EXCERPTED RECORDS »
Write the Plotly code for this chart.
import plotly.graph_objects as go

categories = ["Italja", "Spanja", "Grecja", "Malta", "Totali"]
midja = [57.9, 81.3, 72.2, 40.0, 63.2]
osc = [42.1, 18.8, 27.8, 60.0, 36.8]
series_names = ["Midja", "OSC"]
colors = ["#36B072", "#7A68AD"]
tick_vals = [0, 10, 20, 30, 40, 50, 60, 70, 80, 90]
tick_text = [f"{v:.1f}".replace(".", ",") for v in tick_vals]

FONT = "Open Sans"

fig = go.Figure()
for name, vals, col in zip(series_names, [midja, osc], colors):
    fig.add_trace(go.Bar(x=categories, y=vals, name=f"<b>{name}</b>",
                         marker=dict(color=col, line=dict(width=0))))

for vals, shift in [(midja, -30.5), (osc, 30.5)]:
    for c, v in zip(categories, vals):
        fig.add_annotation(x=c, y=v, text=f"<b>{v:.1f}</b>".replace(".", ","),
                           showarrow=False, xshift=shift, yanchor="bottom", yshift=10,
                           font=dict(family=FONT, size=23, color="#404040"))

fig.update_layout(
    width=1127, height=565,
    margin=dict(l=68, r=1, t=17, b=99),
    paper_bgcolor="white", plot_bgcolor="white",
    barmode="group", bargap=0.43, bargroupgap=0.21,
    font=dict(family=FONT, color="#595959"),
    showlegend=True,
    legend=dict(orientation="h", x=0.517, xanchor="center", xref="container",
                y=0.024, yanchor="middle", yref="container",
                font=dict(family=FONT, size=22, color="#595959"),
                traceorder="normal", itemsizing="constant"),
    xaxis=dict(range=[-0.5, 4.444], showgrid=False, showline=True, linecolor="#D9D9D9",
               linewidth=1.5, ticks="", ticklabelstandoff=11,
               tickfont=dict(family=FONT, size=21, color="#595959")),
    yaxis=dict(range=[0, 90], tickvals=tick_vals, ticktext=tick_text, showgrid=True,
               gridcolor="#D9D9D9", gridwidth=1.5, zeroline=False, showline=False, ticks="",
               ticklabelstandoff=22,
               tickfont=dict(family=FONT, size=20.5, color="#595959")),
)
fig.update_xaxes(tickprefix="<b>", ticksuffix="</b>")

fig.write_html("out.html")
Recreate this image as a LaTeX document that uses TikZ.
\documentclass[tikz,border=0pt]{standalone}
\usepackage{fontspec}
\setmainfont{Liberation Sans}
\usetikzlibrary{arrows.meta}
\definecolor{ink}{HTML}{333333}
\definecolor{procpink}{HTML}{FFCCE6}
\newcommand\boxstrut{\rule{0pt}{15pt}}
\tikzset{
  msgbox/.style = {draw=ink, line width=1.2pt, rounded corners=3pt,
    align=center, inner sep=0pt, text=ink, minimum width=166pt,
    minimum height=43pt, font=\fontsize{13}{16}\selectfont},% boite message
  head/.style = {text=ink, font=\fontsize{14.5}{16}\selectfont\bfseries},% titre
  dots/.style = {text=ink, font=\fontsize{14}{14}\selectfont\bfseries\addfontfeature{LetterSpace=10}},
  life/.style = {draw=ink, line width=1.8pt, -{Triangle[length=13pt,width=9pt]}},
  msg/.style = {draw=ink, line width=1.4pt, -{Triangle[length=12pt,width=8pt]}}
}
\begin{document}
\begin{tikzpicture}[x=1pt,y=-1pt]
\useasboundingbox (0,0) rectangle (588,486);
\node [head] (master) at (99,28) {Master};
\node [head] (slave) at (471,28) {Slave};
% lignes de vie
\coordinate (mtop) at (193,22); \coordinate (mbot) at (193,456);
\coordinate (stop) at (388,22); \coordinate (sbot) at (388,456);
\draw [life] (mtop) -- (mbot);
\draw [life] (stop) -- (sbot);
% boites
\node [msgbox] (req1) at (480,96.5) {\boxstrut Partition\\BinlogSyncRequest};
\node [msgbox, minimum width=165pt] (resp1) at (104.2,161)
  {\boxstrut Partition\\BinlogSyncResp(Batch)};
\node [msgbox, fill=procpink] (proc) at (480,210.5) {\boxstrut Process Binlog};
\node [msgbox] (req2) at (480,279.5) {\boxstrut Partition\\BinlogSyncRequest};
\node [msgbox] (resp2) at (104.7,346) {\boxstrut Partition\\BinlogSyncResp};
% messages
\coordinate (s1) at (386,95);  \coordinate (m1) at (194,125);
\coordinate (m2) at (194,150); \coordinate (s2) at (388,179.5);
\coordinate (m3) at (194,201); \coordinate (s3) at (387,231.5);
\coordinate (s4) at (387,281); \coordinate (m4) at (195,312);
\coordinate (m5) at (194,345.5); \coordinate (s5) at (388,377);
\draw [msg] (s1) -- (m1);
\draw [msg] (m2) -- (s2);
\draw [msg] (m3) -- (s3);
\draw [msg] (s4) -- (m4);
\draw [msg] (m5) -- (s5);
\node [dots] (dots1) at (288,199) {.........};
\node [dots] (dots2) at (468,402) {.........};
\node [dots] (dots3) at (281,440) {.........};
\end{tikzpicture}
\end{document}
--
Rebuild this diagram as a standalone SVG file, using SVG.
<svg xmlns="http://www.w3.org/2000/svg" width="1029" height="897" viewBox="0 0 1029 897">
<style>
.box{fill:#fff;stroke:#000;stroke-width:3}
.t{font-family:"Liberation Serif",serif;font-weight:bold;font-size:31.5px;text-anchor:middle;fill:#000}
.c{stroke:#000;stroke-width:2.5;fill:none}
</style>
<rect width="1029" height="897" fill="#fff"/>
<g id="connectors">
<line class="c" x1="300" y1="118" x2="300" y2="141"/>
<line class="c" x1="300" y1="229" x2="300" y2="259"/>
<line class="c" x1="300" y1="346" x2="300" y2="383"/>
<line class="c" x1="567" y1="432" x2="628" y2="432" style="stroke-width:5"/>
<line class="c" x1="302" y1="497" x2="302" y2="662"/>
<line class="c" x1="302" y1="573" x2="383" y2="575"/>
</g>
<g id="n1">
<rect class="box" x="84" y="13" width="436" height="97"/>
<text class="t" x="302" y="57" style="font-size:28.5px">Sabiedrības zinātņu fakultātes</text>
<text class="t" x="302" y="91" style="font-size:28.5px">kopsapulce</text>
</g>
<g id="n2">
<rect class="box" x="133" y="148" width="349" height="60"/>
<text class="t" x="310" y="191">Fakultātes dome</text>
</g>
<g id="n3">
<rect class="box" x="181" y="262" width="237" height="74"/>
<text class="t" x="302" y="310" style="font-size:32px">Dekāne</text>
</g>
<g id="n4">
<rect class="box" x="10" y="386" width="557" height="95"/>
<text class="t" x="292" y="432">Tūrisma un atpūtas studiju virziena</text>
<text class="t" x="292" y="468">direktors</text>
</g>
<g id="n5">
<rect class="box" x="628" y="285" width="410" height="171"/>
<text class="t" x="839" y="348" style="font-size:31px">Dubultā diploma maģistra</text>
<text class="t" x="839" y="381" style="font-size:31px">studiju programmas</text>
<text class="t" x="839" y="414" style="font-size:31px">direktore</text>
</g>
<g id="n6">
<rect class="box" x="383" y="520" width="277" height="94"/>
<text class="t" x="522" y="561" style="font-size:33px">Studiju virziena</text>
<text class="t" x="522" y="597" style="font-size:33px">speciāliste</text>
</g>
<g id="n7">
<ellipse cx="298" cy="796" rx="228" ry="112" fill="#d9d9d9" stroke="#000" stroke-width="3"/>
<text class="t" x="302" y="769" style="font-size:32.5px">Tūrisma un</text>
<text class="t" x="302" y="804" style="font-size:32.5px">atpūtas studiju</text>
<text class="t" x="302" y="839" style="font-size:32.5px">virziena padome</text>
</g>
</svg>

PROBLEM REQUIREMENTS »
Gather from the data above every line with the string "this".

THE SOLUTION »
Write the Plotly code for this chart.
Recreate this image as a LaTeX document that uses TikZ.
Rebuild this diagram as a standalone SVG file, using SVG.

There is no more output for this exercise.